1713-1724.
SEBASTIEN RALE.
Boundary Disputes.--Outposts of Canada.--The Earlier and Later
Jesuits.--Religion and Politics.--The Norridgewocks and their
Missionary.--A Hollow Peace.--Disputed Land Claims.--Council at
Georgetown.--Attitude of Rale.--Minister and Jesuit.--The Indians
waver.--An Outbreak.--Covert War.--Indignation against Rale.--War
declared.--Governor and Assembly.--Speech of Samuel Sewall.--Penobscots
attack Fort St. George.--Reprisal.--Attack on Norridgewock.--Death of
Rale.
Before the Treaty of Utrecht, the present Nova Scotia, New Brunswick,
and a part of Maine were collectively called Acadia by the French; but
after the treaty gave Acadia to England, they insisted that the name
meant only Nova Scotia. The English on their part claimed that the
cession of Acadia made them owners, not only of the Nova Scotian
peninsula, but of all the country north of it to the St. Lawrence, or at
least to the dividing ridge or height of land.
This and other disputed questions of boundary were to be settled by
commissioners of the two powers; but their meeting was put off for forty
years, and then their discussions ended in the Seven Years' War. The
claims of the rival nations were in fact so discordant that any attempt
to reconcile them must needs produce a fresh quarrel. The treaty had
left a choice of evils. To discuss the boundary question meant to renew
the war; to leave it unsettled was a source of constant irritation; and
while delay staved off a great war, it quickly produced a small one.

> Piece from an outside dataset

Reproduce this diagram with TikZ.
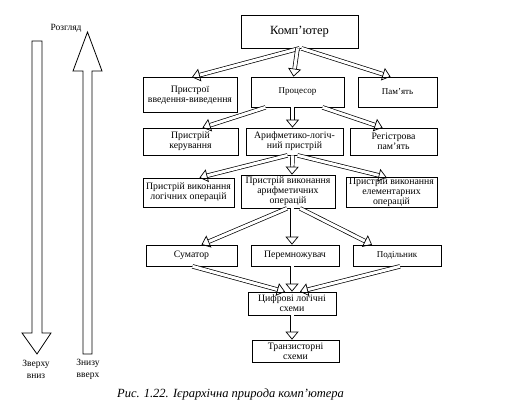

The river Kennebec, which was generally admitted by the French to be the
dividing line between their possessions and New England,[228] was
regarded by them with the most watchful jealousy. Its headwaters
approached those of the Canadian river Chaudiere, the mouth of which is
near Quebec; and by ascending the former stream and crossing to the
headwaters of the latter, through an intricacy of forests, hills, ponds,
and marshes, it was possible for a small band of hardy men, unencumbered
by cannon, to reach the Canadian capital,--as was done long after by the
followers of Benedict Arnold. Hence it was thought a matter of the last
importance to close the Kennebec against such an attempt. The
Norridgewock band of the Abenakis, who lived on the banks of that river,
were used to serve this purpose and to form a sort of advance-guard to
the French colony, while other kindred bands on the Penobscot, the St.